The Multiplexer wire protocol is designed to be as simple as possible to implement, while still having reasonable performance. I'm aiming for it to be possible to make ad-hoc implementations for simple cases, with 0 dependencies. This means there's not currently any bit packing. In fact, every individual piece of information fits exactly in a single byte. This isn't ideal for efficiency, but does make things much easier to reason about. It does lead to real limitations, however. For example, you can only have 256 simultaneous streams in a single Multiplexer, and have to include logic to reuse the ids that close. It might be better to use a larger number for the stream id, but the bigger you make it the more overhead of the protocol, unless you do a bunch of fancy bit packing with variable-sized fields (a la varints). I'm not strictly opposed to this, but I suspect it would be omnistreams2. I'm more interested in simplicity for now.
Everything in omnistreams happens in discrete messages, where each message has a known size and guaranteed in-order delivery. All interfaces operate on byte streams.

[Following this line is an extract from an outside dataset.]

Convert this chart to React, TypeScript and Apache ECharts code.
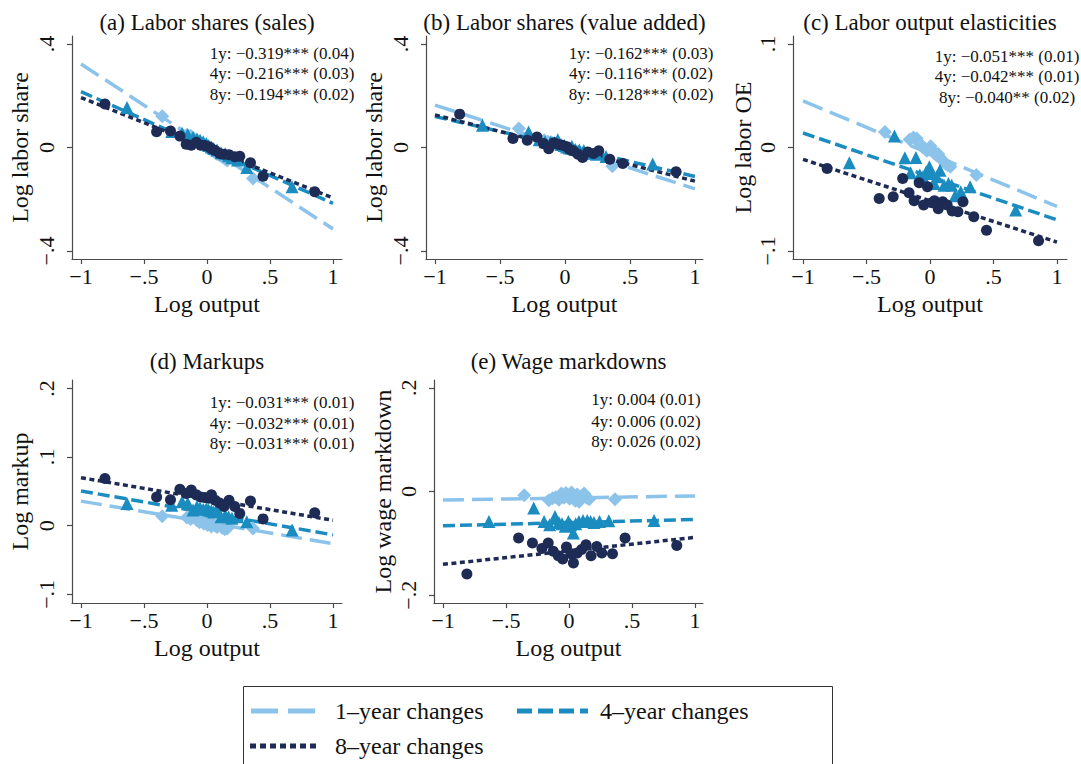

Most languages provide easy mechanisms for converting things like JSON messages to a byte array. If you're sending an actual byte stream, you need to break it up into a series of chunks.
Each message is prepended with a single byte message type. The types are:
MESSAGE_TYPE_CONTROL_MESSAGE = 0
// From initiating side
MESSAGE_TYPE_CREATE_RECEIVE_STREAM = 1
MESSAGE_TYPE_STREAM_DATA = 2
MESSAGE_TYPE_STREAM_END = 3
MESSAGE_TYPE_CANCEL_RECEIVE_STREAM = 4
// From accepting side
MESSAGE_TYPE_STREAM_REQUEST_DATA = 5
MESSAGE_TYPE_CANCEL_SEND_STREAM = 6
All messages except control messages use the second byte as the stream ID. The initiator determines stream IDs.
Here are the semantics for each type:
MESSAGE_TYPE_CONTROL_MESSAGE
Control messages allow a convenient out-of-band communication channel for the Multiplexer. Control messages are not tied to any specific stream. Like stream creation metadata, control messages operate on byte arrays and the application is responsible for encoding/decoding.
MESSAGE_TYPE_CREATE_RECEIVE_STREAM
Instructs the remote end to create the producer side of a new conduit. The local end handles the consumer side. Any value in the range 0-255 can be used for the stream ID, but the local side is responsible for ensuring data messages are correctly mapped to ids.
The rest of the message after the first 2 bytes is metadata. The application is responsible for encoding/decoding, but implementations are encouraged to provide helper functions for at least one common format (such as JSON).
MESSAGE_TYPE_STREAM_DATA
Send a chunk of data for the given stream ID. If the remote side recieves
a data chunk for a stream it doesn't recognize, it should ignore the data
and immediately send a MESSAGE_TYPE_CANCEL_SEND_STREAM.
The local side shall not send more messages than the remote side has indicated
it's ready for via MESSAGE_TYPE_STREAM_REQUEST_DATA.
MESSAGE_TYPE_STREAM_END
Indicates the natural end of data for the given stream. No data is sent with
this message, just the message type and stream id. Therefore, all data should
already have been sent via MESSAGE_TYPE_STREAM_DATA messages.
MESSAGE_TYPE_CANCEL_RECEIVE_STREAM
Instructs the acceptor end that the stream is being canceled, and to destroy any knowledge of the stream, and cease any processing for that stream.
MESSAGE_TYPE_STREAM_REQUEST_DATA
Indicates to the remote side that the local side is ready to receive more data for the stream. This is used to implement flow control/backpressuring.
The third byte of the message indicates how many additional messages the local side is ready to receive. For things like JSON messages, it's one-to-one. If you're sending a byte stream, you'll need to have some sort of pre-negotiated concept of chunk size. This can be sent in the metadata when the stream is created.
The requested amount should be viewed as how much data you can handle, not a demand for a specific amount. It's common for a stream to naturally end while there is still a lot of outlying request. This simple scheme can be used to simulate higher level concepts. For example, when a stream is first opened the local side can request the number of messages equal to its buffer size, then send a new request for each message received.
Note the fact that this is only a single byte creates the limitation that you can only request up to 255 additional messages at a time. This isn't ideal, especially for byte streams where your chunk size could easily be small enough to require sending multiple requests to communicate the local buffer size. I'm very open to changes this to something bigger but want to keep everything to one byte if possible. Want to test this more in practice before deciding.
MESSAGE_TYPE_CANCEL_SEND_STREAM
Instructs the remote end to destroy any knowledge of the stream, and cease any processing or sending for said stream.